**Aim of the exercise**
Reproduce the material below line by line, beginning with its first line and ending with the line that contains "import pandas as pd"; leave out pictures.

◇ ◇ ◇ ◇ ◇

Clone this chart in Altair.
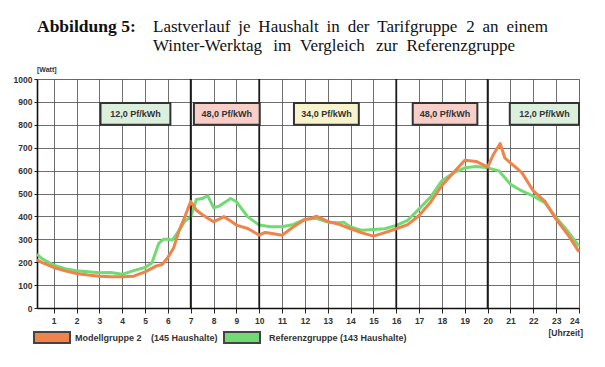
import altair as alt
import pandas as pd

# ---- data ----
hours_model = [0.27, 0.5, 1, 1.5, 2, 2.5, 3, 3.5, 4, 4.5, 5, 5.5, 5.75, 6, 6.25, 6.5, 6.75, 7,
               7.25, 7.5, 7.75, 8, 8.25, 8.45, 8.75, 9, 9.5, 10, 10.25, 10.5, 11, 11.5, 12,
               12.25, 12.5, 13, 13.5, 14, 14.5, 15, 15.5, 16, 16.5, 17, 17.5, 18, 18.5, 19,
               19.5, 20, 20.25, 20.55, 20.75, 21, 21.5, 22, 22.5, 23, 23.5, 24]
watt_model = [210, 198, 177, 162, 151, 144, 139, 137, 136, 139, 158, 184, 190, 221, 262, 340, 400, 465,
              427, 408, 392, 377, 388, 399, 380, 362, 347, 318, 330, 326, 318, 355, 387,
              390, 401, 378, 365, 346, 328, 314, 329, 346, 364, 404, 462, 535, 591, 645,
              640, 615, 670, 718, 656, 634, 591, 511, 467, 387, 322, 245]

hours_ref = [0.27, 0.5, 1, 1.5, 2, 2.5, 3, 3.5, 4, 4.5, 5, 5.3, 5.6, 5.8, 6, 6.2, 6.5, 6.75, 7,
             7.25, 7.5, 7.75, 8, 8.25, 8.5, 8.75, 9, 9.5, 10, 10.5, 11, 11.5, 12, 12.5, 13,
             13.5, 13.7, 14, 14.5, 15, 15.5, 16, 16.5, 17, 17.5, 18, 18.5, 19, 19.5, 20,
             20.5, 21, 21.5, 22, 22.5, 23, 23.5, 24]
watt_ref = [235, 215, 187, 172, 163, 158, 154, 155, 147, 163, 177, 197, 282, 300, 300, 297, 340, 380, 397,
            474, 478, 490, 438, 445, 462, 478, 464, 398, 362, 355, 355, 365, 387, 392, 375,
            372, 375, 354, 339, 343, 346, 361, 383, 433, 484, 556, 590, 612, 618, 612,
            598, 540, 511, 489, 460, 394, 336, 270]

tariff_labels = ["12,0 Pf/kWh", "48,0 Pf/kWh", "34,0 Pf/kWh", "48,0 Pf/kWh", "12,0 Pf/kWh"]
tariff_start = [3.05, 7.14, 11.52, 16.72, 20.97]
tariff_end = [6.11, 10.02, 14.36, 19.55, 24.0]
tariff_fill = ["#dcefdc", "#f7cfc8", "#f7f3cc", "#f7cfc8", "#dcefdc"]

zone_borders = [7, 10, 16, 20]
hour_ticks = list(range(1, 25))
watt_ticks = list(range(0, 1001, 100))

# caption (justified in the original)
title_line_1 = "Lastverlauf je Haushalt in der Tarifgruppe 2 an einem"
title_line_2 = "Winter-Werktag im Vergleich zur Referenzgruppe"

ORANGE = "#f0834a"
GREEN = "#72da72"

W, H = 542, 229

df_model = pd.DataFrame({"h": hours_model, "v": watt_model})
df_ref = pd.DataFrame({"h": hours_ref, "v": watt_ref})
df_tariff = pd.DataFrame({
    "x1": tariff_start, "x2": tariff_end, "y1": [800] * 5, "y2": [895] * 5,
    "label": tariff_labels, "fill": tariff_fill,
})
df_tariff["xm"] = (df_tariff["x1"] + df_tariff["x2"]) / 2
df_tariff["ym"] = 848
df_zone = pd.DataFrame({"h": zone_borders})
one = pd.DataFrame({"a": [0]})

xs = alt.Scale(domain=[0.27, 24], nice=False, zero=False)
ys = alt.Scale(domain=[0, 1000], nice=False)

x_axis = alt.Axis(values=hour_ticks, title=None, grid=True, gridColor="#4a4a4a", gridWidth=0.8,
                  domainColor="#111111", domainWidth=1.6, tickColor="#222222", tickSize=5,
                  labelFont="Liberation Sans", labelFontWeight="bold", labelFontSize=8.5,
                  labelColor="#333333", labelPadding=3, labelOverlap=False, format="d")
y_axis = alt.Axis(values=watt_ticks, title=None, grid=True, gridColor="#4a4a4a", gridWidth=0.8,
                  domainColor="#111111", domainWidth=1.6, tickColor="#222222", tickSize=3,
                  labelFont="Liberation Sans", labelFontWeight="bold", labelFontSize=8.5,
                  labelColor="#333333", labelPadding=2, labelOverlap=False, format="d")

ref_line = alt.Chart(df_ref).mark_line(color=GREEN, strokeWidth=3, strokeJoin="round").encode(
    x=alt.X("h:Q", scale=xs, axis=x_axis),
    y=alt.Y("v:Q", scale=ys, axis=y_axis),
)
model_line = alt.Chart(df_model).mark_line(color=ORANGE, strokeWidth=3, strokeJoin="round").encode(
    x=alt.X("h:Q", scale=xs, axis=x_axis),
    y=alt.Y("v:Q", scale=ys, axis=y_axis),
)

zones = alt.Chart(df_zone).mark_rule(color="#1a1a1a", strokeWidth=1.8).encode(
    x=alt.X("h:Q", scale=xs, axis=x_axis)
)

boxes = alt.Chart(df_tariff).mark_rect(stroke="#333333", strokeWidth=2).encode(
    x=alt.X("x1:Q", scale=xs, axis=x_axis), x2="x2:Q",
    y=alt.Y("y1:Q", scale=ys, axis=y_axis), y2="y2:Q",
    fill=alt.Fill("fill:N", scale=None),
)
box_text = alt.Chart(df_tariff).mark_text(font="Liberation Sans", fontWeight="bold", fontSize=9,
                                          color="#333333").encode(
    x=alt.X("xm:Q", scale=xs, axis=x_axis), y=alt.Y("ym:Q", scale=ys, axis=y_axis), text="label:N"
)

def txt(s, x, y, size, weight="normal", font="Liberation Sans", align="left",
        baseline="middle", color="#333333"):
    return alt.Chart(one).mark_text(text=s, font=font, fontSize=size, fontWeight=weight,
                                    align=align, baseline=baseline, color=color).encode(
        x=alt.value(x), y=alt.value(y))

def swatch(x1, x2, y1, y2, color):
    return alt.Chart(one).mark_rect(fill=color, stroke="#444444", strokeWidth=2).encode(
        x=alt.value(x1), x2=alt.value(x2), y=alt.value(y1), y2=alt.value(y2))

# --- justify caption lines word by word (Times/Liberation Serif advance widths, 1/1000 em)
ADV = {"L": 611, "a": 444, "s": 389, "t": 278, "v": 500, "e": 444, "r": 333, "l": 278,
       "u": 500, "f": 333, "j": 278, "H": 722, "h": 500, "i": 278, "n": 500, "d": 500,
       "T": 611, "g": 500, "p": 500, "2": 500, "m": 778, "W": 944, "-": 333, "k": 500,
       "V": 722, "c": 444, "z": 444, "R": 667}

def justified(line, x0, x1, y, size):
    words = line.split(" ")
    widths = [sum(ADV.get(c, 500) for c in w) * size / 1000 for w in words]
    gap = (x1 - x0 - sum(widths)) / (len(words) - 1)
    layers, x = [], x0
    for w, wd in zip(words, widths):
        layers.append(txt(w, x, y, size, font="Liberation Serif", baseline="alphabetic",
                          color="#111111"))
        x += wd + gap
    return layers

TS = 17
title1 = txt("Abbildung 5:", 0, -47, 17.5, weight="bold", font="Liberation Serif",
             baseline="alphabetic", color="#111111")
line1 = justified(title_line_1, 116, 511, -47, TS)
line2 = justified(title_line_2, 116, 478, -28, TS)

watt = txt("[Watt]", 0, -9, 7, weight="bold")
uhr = txt("[Uhrzeit]", 546, 254, 8.5, weight="bold", align="right")
sw1 = swatch(-3, 33, 253, 264, ORANGE)
sw2 = swatch(187, 223, 253, 264, GREEN)
lg1 = txt("Modellgruppe 2", 38, 259, 9, weight="bold")
lg1b = txt("(145 Haushalte)", 114, 259, 9, weight="bold")
lg2 = txt("Referenzgruppe (143 Haushalte)", 232, 259, 9, weight="bold")

chart = alt.layer(
    ref_line, zones, model_line, boxes, box_text,
    title1, *line1, *line2, watt, uhr, sw1, sw2, lg1, lg1b, lg2,
).properties(
    width=W, height=H,
    autosize=alt.AutoSizeParams(type="none"),
    padding={"left": 29, "top": 71, "right": 18, "bottom": 50},
).configure_view(stroke="#333333", strokeWidth=1.2).configure_axis(
    labelOverlap=False
).configure(background="white")

chart.save("out.html", embed_options={"renderer": "svg", "actions": False})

◇ ◇ ◇ ◇ ◇

**Output below**
Clone this chart in Altair.
import altair as alt
import pandas as pd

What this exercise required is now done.